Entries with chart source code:

<<<<

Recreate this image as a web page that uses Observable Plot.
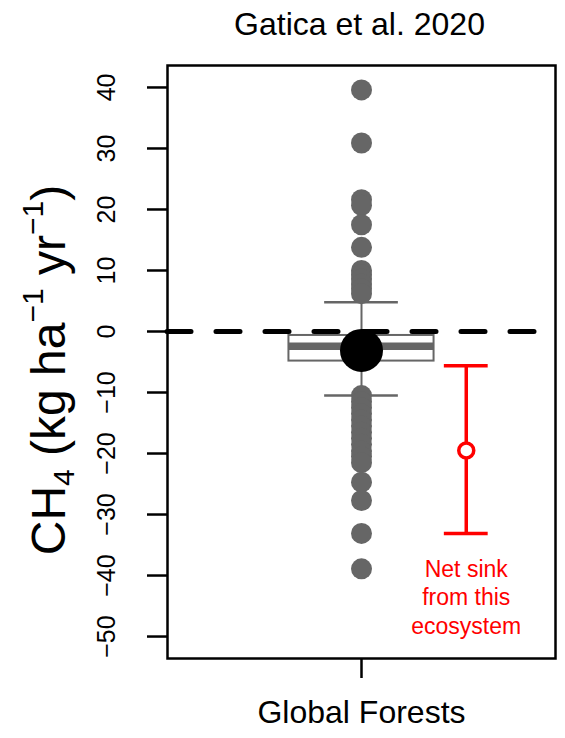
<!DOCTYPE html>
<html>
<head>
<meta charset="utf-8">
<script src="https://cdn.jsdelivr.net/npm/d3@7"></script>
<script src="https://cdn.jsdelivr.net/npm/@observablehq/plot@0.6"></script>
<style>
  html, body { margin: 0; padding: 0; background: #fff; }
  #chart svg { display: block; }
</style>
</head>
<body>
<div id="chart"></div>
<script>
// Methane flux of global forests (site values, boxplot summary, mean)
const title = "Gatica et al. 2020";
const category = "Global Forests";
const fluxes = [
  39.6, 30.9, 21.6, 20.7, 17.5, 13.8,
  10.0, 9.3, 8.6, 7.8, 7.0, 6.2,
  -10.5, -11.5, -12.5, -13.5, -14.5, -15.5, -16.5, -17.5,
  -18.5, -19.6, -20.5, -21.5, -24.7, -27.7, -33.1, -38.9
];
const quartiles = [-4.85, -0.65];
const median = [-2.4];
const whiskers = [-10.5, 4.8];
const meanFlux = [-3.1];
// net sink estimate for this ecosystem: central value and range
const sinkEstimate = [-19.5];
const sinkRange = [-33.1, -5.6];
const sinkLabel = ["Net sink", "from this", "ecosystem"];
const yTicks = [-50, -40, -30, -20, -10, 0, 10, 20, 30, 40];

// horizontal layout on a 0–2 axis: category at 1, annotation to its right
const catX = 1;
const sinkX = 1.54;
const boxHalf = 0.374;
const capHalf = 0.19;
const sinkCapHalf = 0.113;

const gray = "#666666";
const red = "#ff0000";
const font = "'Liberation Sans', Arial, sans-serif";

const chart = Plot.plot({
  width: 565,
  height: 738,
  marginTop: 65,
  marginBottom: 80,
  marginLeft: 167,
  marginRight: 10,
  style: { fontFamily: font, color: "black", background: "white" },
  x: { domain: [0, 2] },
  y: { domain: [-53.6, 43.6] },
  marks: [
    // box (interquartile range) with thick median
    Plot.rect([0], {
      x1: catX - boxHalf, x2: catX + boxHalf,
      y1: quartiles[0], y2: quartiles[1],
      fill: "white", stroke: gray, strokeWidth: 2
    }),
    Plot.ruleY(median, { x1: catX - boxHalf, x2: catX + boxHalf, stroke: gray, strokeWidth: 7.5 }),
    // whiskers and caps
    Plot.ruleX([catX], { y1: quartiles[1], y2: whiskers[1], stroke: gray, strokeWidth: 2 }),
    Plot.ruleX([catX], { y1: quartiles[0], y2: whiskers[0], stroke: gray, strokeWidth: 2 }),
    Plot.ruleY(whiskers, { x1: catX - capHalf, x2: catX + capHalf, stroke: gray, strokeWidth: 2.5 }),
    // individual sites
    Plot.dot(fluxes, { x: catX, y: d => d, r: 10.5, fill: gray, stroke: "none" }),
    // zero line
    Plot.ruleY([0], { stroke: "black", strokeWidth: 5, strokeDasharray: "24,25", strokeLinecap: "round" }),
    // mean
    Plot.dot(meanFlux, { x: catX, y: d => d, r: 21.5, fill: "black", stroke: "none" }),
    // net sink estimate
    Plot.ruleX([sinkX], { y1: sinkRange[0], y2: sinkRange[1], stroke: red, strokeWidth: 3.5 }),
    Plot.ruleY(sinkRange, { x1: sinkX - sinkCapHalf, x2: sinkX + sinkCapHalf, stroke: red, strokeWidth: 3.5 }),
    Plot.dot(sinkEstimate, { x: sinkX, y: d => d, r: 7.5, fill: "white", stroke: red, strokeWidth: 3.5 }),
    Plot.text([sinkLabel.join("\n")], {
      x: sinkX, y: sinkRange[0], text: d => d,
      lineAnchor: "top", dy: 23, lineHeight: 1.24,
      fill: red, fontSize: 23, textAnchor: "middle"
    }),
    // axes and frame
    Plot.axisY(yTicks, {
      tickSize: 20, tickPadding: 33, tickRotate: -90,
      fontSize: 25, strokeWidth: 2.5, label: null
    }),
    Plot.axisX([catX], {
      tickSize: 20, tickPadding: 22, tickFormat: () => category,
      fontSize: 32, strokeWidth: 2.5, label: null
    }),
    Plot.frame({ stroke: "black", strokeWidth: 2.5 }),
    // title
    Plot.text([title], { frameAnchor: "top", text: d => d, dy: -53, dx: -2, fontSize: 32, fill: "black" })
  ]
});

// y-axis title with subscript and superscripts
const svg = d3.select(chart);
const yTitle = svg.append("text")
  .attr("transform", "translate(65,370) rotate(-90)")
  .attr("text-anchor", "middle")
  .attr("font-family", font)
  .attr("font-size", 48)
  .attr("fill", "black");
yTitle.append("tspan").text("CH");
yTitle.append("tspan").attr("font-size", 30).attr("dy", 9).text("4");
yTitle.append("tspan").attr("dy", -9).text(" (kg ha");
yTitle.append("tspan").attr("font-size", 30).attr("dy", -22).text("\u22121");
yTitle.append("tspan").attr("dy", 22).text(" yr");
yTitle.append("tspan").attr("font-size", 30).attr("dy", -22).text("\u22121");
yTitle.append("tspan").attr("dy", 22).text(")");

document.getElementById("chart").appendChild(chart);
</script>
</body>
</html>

>>>>
<<<<

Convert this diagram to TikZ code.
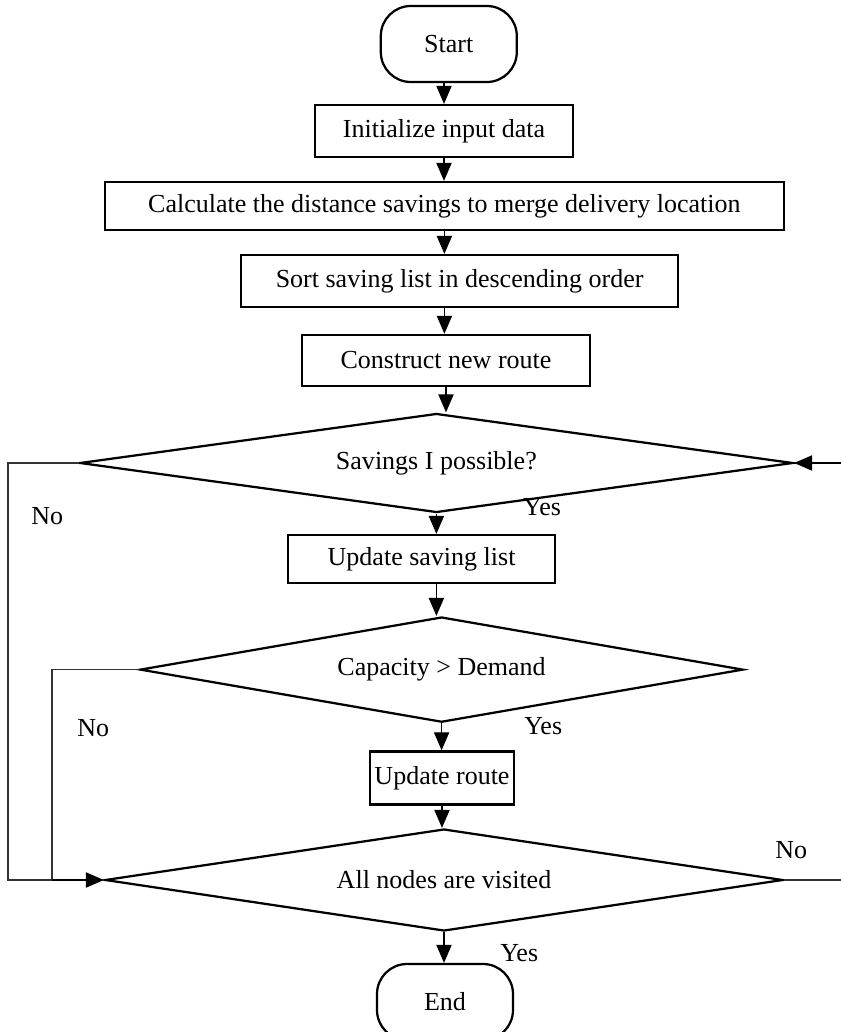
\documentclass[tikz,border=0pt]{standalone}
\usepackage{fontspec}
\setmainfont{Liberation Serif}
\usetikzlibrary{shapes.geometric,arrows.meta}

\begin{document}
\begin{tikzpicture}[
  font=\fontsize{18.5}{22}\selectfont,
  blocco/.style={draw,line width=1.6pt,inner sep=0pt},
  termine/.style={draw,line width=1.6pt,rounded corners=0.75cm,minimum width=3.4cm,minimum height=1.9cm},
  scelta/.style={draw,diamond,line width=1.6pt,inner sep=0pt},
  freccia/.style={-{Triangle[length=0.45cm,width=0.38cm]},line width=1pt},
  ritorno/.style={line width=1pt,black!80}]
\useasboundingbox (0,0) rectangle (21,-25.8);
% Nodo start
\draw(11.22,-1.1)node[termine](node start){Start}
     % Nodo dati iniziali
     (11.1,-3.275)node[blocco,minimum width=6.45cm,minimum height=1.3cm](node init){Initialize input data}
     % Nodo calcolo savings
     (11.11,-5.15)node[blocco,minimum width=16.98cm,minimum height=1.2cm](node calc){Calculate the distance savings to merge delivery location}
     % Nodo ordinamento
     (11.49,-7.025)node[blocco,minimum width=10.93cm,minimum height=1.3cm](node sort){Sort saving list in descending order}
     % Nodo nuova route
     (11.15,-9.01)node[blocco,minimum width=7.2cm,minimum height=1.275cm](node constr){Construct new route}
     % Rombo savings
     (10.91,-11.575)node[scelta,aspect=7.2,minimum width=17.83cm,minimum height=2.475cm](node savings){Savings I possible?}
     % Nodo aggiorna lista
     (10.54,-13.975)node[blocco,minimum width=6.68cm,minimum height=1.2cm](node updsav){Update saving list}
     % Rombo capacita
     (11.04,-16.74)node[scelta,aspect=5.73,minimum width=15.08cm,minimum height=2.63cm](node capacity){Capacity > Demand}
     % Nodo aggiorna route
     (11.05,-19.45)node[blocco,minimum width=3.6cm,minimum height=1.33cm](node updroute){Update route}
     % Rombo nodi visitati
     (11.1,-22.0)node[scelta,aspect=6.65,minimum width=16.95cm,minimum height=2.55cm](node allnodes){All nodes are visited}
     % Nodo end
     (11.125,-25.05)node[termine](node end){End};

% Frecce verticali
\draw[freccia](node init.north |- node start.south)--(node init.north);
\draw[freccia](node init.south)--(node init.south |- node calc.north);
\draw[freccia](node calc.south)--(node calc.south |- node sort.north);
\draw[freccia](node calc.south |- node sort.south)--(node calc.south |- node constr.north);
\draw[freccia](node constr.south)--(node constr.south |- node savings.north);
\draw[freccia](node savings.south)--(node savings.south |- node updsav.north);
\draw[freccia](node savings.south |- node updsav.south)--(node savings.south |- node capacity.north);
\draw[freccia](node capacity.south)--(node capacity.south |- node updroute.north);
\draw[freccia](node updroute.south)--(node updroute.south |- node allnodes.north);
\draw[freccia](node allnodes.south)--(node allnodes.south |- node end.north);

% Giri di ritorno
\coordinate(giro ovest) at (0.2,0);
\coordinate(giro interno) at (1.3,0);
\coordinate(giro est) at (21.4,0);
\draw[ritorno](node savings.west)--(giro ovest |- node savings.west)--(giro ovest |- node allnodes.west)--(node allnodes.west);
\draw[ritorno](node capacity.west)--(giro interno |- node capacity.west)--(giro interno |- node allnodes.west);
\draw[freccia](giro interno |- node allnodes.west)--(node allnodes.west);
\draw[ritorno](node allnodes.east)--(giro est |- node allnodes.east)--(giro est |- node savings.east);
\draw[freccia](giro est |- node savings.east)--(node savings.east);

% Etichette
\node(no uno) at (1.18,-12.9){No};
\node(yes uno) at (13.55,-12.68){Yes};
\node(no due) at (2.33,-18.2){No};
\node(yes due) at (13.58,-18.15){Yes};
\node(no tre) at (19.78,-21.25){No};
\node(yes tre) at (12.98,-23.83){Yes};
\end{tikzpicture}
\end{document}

>>>>
<<<<

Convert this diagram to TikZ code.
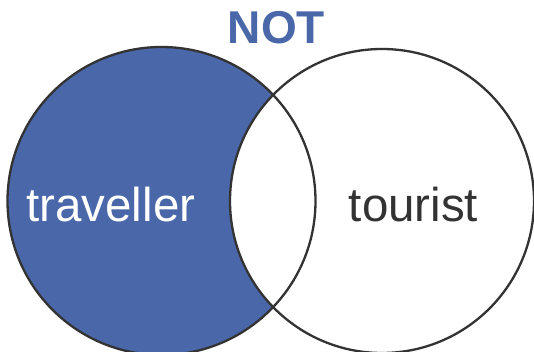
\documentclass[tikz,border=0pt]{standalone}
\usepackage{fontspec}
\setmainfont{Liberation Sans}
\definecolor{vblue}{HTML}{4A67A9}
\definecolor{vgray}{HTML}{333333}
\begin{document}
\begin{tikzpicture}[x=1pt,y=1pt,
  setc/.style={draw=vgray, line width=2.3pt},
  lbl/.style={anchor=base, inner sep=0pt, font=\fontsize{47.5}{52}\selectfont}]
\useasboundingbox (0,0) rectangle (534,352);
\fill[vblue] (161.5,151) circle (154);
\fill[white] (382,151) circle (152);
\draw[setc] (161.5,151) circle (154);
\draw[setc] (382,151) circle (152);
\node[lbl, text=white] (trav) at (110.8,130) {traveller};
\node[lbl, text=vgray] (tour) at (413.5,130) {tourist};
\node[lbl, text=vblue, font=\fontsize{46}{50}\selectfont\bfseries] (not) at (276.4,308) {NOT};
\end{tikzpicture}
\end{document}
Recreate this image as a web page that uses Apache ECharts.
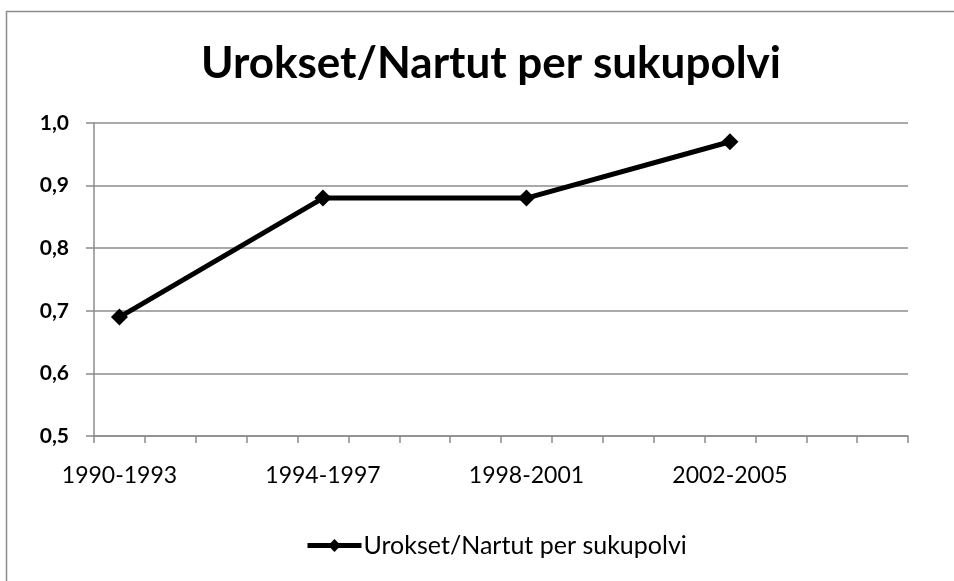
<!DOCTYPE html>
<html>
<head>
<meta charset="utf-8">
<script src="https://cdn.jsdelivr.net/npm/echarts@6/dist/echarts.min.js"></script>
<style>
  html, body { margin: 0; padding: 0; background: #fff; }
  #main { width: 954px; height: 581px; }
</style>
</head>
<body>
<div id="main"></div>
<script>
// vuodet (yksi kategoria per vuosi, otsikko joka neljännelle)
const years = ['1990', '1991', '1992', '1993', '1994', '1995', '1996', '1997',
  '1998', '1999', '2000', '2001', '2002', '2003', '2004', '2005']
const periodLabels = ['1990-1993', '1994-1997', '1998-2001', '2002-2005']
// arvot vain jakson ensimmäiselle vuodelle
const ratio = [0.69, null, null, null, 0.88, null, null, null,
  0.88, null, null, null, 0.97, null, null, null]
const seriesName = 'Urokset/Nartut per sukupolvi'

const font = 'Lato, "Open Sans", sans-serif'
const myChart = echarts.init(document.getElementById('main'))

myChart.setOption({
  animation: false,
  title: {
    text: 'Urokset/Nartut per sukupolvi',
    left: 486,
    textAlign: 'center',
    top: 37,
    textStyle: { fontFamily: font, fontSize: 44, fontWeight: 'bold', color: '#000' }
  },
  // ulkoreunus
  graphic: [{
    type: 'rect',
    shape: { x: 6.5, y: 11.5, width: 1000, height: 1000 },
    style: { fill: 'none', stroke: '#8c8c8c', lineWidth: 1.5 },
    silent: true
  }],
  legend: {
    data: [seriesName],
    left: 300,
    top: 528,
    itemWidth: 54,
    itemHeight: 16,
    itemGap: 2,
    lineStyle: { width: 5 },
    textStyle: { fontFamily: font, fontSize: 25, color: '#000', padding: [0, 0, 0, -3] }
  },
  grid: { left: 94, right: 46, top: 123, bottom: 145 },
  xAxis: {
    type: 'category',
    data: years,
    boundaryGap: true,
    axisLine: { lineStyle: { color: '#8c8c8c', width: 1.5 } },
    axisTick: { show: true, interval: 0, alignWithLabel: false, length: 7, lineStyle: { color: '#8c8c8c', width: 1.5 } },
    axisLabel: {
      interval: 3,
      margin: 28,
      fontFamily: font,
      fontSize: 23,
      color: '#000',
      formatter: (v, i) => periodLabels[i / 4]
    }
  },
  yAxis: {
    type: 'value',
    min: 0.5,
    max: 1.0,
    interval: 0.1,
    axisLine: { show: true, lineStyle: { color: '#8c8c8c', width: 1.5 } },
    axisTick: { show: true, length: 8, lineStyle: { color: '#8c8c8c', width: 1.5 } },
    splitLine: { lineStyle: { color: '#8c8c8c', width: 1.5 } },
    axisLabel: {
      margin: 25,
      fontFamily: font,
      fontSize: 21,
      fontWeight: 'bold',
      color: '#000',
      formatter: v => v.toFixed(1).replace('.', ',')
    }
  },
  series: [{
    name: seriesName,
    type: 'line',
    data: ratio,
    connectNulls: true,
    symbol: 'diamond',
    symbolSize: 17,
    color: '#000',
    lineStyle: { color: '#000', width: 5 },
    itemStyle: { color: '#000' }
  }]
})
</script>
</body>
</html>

>>>>

[THE EXERCISE] Copy nothing but the lines above that run from the one with "Recreate this image as a web page that uses Observable" to the one with "20, 30, 40];", ends included; pictures stay out.

[ANSWER]
Recreate this image as a web page that uses Observable Plot.
<!DOCTYPE html>
<html>
<head>
<meta charset="utf-8">
<script src="https://cdn.jsdelivr.net/npm/d3@7"></script>
<script src="https://cdn.jsdelivr.net/npm/@observablehq/plot@0.6"></script>
<style>
  html, body { margin: 0; padding: 0; background: #fff; }
  #chart svg { display: block; }
</style>
</head>
<body>
<div id="chart"></div>
<script>
// Methane flux of global forests (site values, boxplot summary, mean)
const title = "Gatica et al. 2020";
const category = "Global Forests";
const fluxes = [
  39.6, 30.9, 21.6, 20.7, 17.5, 13.8,
  10.0, 9.3, 8.6, 7.8, 7.0, 6.2,
  -10.5, -11.5, -12.5, -13.5, -14.5, -15.5, -16.5, -17.5,
  -18.5, -19.6, -20.5, -21.5, -24.7, -27.7, -33.1, -38.9
];
const quartiles = [-4.85, -0.65];
const median = [-2.4];
const whiskers = [-10.5, 4.8];
const meanFlux = [-3.1];
// net sink estimate for this ecosystem: central value and range
const sinkEstimate = [-19.5];
const sinkRange = [-33.1, -5.6];
const sinkLabel = ["Net sink", "from this", "ecosystem"];
const yTicks = [-50, -40, -30, -20, -10, 0, 10, 20, 30, 40];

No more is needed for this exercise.